Such may have been said of Lynch in 1984. Directing actors, writing dialogue, and controlling for abundant silliness may be Lynch’s tunnel screen. Wayne Gretzky can’t ball. Michael Jordan couldn’t play baseball. Lynch had succeeded, making enduring works in both Eraserhead and The Elephant Man, and two years after Dune’s failure, Lynch created Blue Velvet. If only movies were still made, Lynch would be recognized as one of the great directors of his era. In this era of feature-length advertisements for insipid franchises, he is mostly remembered as a maker of television and pop music.
I do not know ultimately how good Harry can be. My guess from very incomplete information is: not very good. If you’re gonna ball in the pros, you’re usually absolutely murdering dudes in college. If your potential is being hidden by a poor surrounding cast, that potential often reveals itself at the NFL Combine. Even at ASU’s pro day, he was letting passes eat him up before snatching them, and iffy hands alone can derail a wide receiver’s career. Maybe it’s a bad habit. Maybe I am wrong in my evaluation.
Harry is big but not NFL big, even for a wide receiver. It’s easy to forget just how many very large wide receivers enter the NFL every season. The Combine result Harry really needed, a good showing at agility drills like the 3 Cone or the 20 Yard Shuttle, he didn’t get because he didn’t participate in either drill. That’s a double red flag. Some might wish to extrapolate from this 92-yard punt return for a touchdown, but I see no evidence of lateral quickness. Harry turns his shoulder perpendicular to the goal line in order to run sideways but straight ahead, and that shit ain’t flying in the pros.

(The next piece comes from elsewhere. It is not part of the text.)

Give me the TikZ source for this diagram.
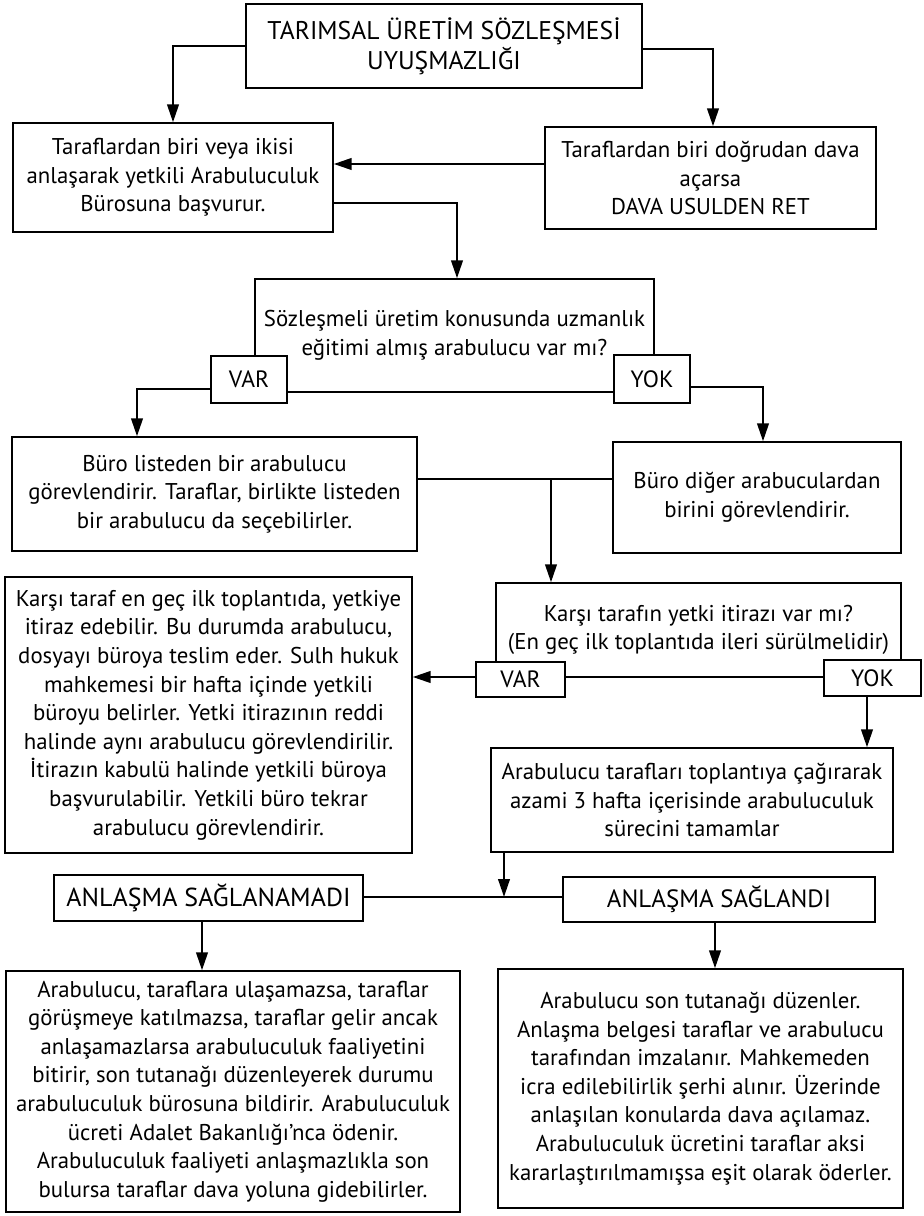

We are in that cruel time of year in which people who have spent their short lives being among the unquestionably best at what they do are told they are not good enough, not even good enough to be camp fodder. Harry then is a bit fortunate. He’ll at the very least stick somewhere, stay on a practice squad maybe, or play special teams while coaches attempt to nurture his talent into performance. And, of course, I could be a tremendous ass, and Harry may very well be great. He would certainly benefit from better coaching, a better more able quarterback throwing to him running a diverse range of routes. And it is not impossible that his relatively underwhelming 2018 season is something like Lynch working on Dune. Proof that he is not defined by superlatives and buzzwords but talents and limitations. If so, here’s hoping he finds his style in the NFL, and spends roughly a decade styling on defenders with his mix of power and straight-line speed. And here’s hoping it’s not in Seahawks blue.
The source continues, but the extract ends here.